Shark Attacks Two Teenagers


A trip to the beach turned dreadful for two young people on Sunday when each was attacked by a shark while wading in waist-deep water off the coast of Oak Island, North Carolina.
The 12-year-old girl and 16-year-old-boy survived their separate attacks, which occurred 2 miles apart and within 90 minutes of one another. These incidents follow on the heels of another shark attack that took place last Thursday (June 11) at Ocean Isle Beach, North Carolina, a barrier island about 15 miles west of Oak Island.
Experts in marine science say the closeness of the two attacks was quite unusual. A professor of marine science at Coastal Carolina University in Conway, South Carolina Dan Abel said, there haven't been so many severe attacks, so close together, in decades.
However, the young people who were attacked on Sunday weren't just bitten and then released. In fact, each victim lost an arm to what Abel believes was a single bull shark. It's questionable that a low-likelihood event such as a shark attack would occur twice in such a short time frame and involve two different sharks, Abel said.
Bull sharks hunt in shallow waters all along the U.S. East Coast, and this is one of the shark species most often involved in fatal attacks against humans. Along with sand tiger sharks, tiger sharks, hammerheads and many other species of shark, bull sharks spend much of their time hunting for food close to the eastern coastline.
"The Atlantic coast in the summer is a fairly 'sharky' place," Abel said. "There are dangerous sharks in areas where there are rarely any attacks against humans. And there are areas where there may be fewer sharks but there are attacks."

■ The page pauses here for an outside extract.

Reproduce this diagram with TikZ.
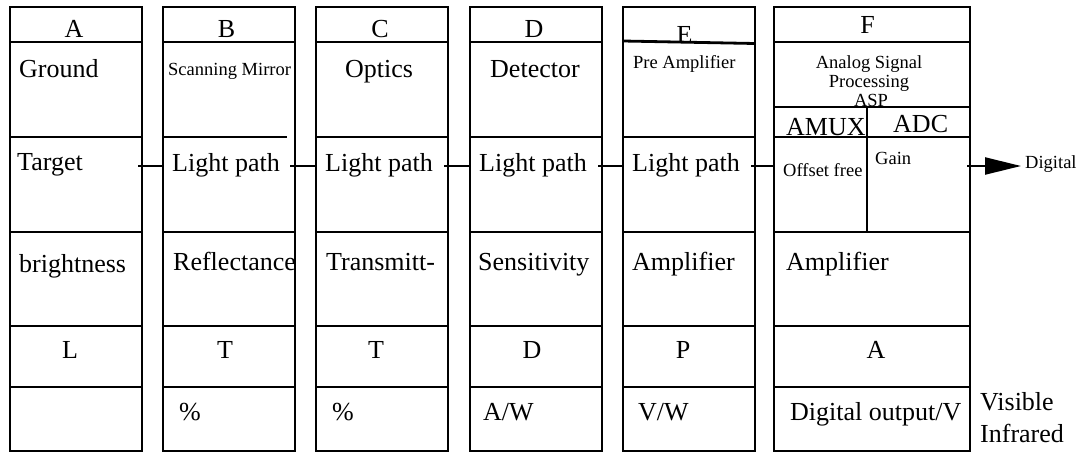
\documentclass[tikz,border=0pt]{standalone}
\usepackage{fontspec}
\setmainfont{Liberation Serif}
\usetikzlibrary{arrows.meta}
\begin{document}
\begin{tikzpicture}[x=1pt,y=-1pt,
  box/.style={draw, line width=2.8pt, minimum height=444pt, anchor=north west, inner sep=0pt, outer sep=0pt},
  rule/.style={line width=2.8pt},
  conn/.style={line width=2.2pt},
  big/.style={font=\fontsize{26}{30}\selectfont, inner sep=0pt},
  small/.style={font=\fontsize{18.5}{19}\selectfont, inner sep=0pt},
  lt/.style={anchor=base west},
  ct/.style={anchor=base}]
\useasboundingbox (0,0) rectangle (1083,453);
% column boxes
\node[box, minimum width=132pt] (A) at (10,7) {};
\node[box, minimum width=132pt] (B) at (163,7) {};
\node[box, minimum width=132pt] (C) at (316,7) {};
\node[box, minimum width=132pt] (D) at (470,7) {};
\node[box, minimum width=132pt] (E) at (623,7) {};
\node[box, minimum width=196pt] (F) at (774,7) {};
% row rules
\foreach \l/\r in {10/142,316/448,470/602,774/970}{
  \foreach \y in {42,137,232,326,387} \draw[rule] (\l,\y) -- (\r,\y);
}
\foreach \y in {42,232,326,387} \draw[rule] (163,\y) -- (295,\y);
\draw[rule] (163,137) -- (287,137);
\draw[rule] (623,41) -- (755,43.5);
\foreach \y in {137,232,326,387} \draw[rule] (623,\y) -- (755,\y);
\draw[rule] (774,107) -- (970,107);
\draw[rule] (867,107) -- (867,232);
% headers
\node[big,ct] (hA) at (74,37) {A};
\node[big,ct] (hB) at (226.5,37) {B};
\node[big,ct] (hC) at (380,37) {C};
\node[big,ct] (hD) at (534,37) {D};
\node[big,ct] (hE) at (684.5,43) {E};
\node[big,ct] (hF) at (867.5,33) {F};
% row 2
\node[big,lt] (r2A) at (19,77) {Ground};
\node[small,lt] (r2B) at (168,75) {Scanning Mirror};
\node[big,lt] (r2C) at (345,77) {Optics};
\node[big,lt] (r2D) at (490,77) {Detector};
\node[small,lt] (r2E) at (633,68) {Pre Amplifier};
\node[small,ct] (r2F1) at (869,68) {Analog Signal};
\node[small,ct] (r2F2) at (869,87) {Processing};
\node[small,ct] (r2F3) at (871,106) {ASP};
\node[big,lt] (amux) at (786,135) {AMUX};
\node[big,lt] (adc) at (893,132) {ADC};
% row 3
\node[big,lt] (r3A) at (17,170) {Target};
\node[big,lt] (r3B) at (172,171) {Light path};
\node[big,lt] (r3C) at (325,171) {Light path};
\node[big,lt] (r3D) at (479,171) {Light path};
\node[big,lt] (r3E) at (632,171) {Light path};
\node[small,lt] (off) at (783,176) {Offset free};
\node[small,lt] (gain) at (875,164) {Gain};
% row 4
\node[big,lt] (r4A) at (19,272) {brightness};
\node[big,lt] (r4B) at (173,270) {Reflectance};
\node[big,lt] (r4C) at (326,270) {Transmitt-};
\node[big,lt] (r4D) at (478,270) {Sensitivity};
\node[big,lt] (r4E) at (632,270) {Amplifier};
\node[big,lt] (r4F) at (786,270) {Amplifier};
% row 5
\node[big,ct] (r5A) at (70,358) {L};
\node[big,ct] (r5B) at (225,358) {T};
\node[big,ct] (r5C) at (376,358) {T};
\node[big,ct] (r5D) at (532,358) {D};
\node[big,ct] (r5E) at (683,358) {P};
\node[big,ct] (r5F) at (876,358) {A};
% row 6
\node[big,lt] (r6B) at (179,420) {\%};
\node[big,lt] (r6C) at (332,420) {\%};
\node[big,lt] (r6D) at (483,420) {A/W};
\node[big,lt] (r6E) at (638,420) {V/W};
\node[big,lt] (r6F) at (790,420) {Digital output/V};
\node[big,lt] (vis) at (980,410) {Visible};
\node[big,lt] (ir) at (980,442) {Infrared};
% connectors
\coordinate (oA) at (138,166);
\coordinate (oB) at (290,166);
\coordinate (oC) at (444,166);
\coordinate (oD) at (598,166);
\coordinate (oE) at (751,166);
\coordinate (oF) at (967,166);
\draw[conn] (oA) -- (B.west |- oA);
\draw[conn] (oB) -- (C.west |- oB);
\draw[conn] (oC) -- (D.west |- oC);
\draw[conn] (oD) -- (E.west |- oD);
\draw[conn] (oE) -- (F.west |- oE);
\node[small,anchor=west] (dig) at (1025,164) {Digital};
\draw[conn,-{Triangle[length=36pt,width=17pt]}] (oF) -- ([xshift=-4pt]dig.west |- oF);
\end{tikzpicture}
\end{document}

When trying to figure out why a shark would attack several people off the coast of North Carolina while other swimmers a bit further north or south remained safe is, as Abel put it, "not good science." But there are factors that can contribute to the likelihood of a shark attack in a particular area, he said.
He said researchers are currently working on humane solutions for keeping sharks and swimmers apart from one another.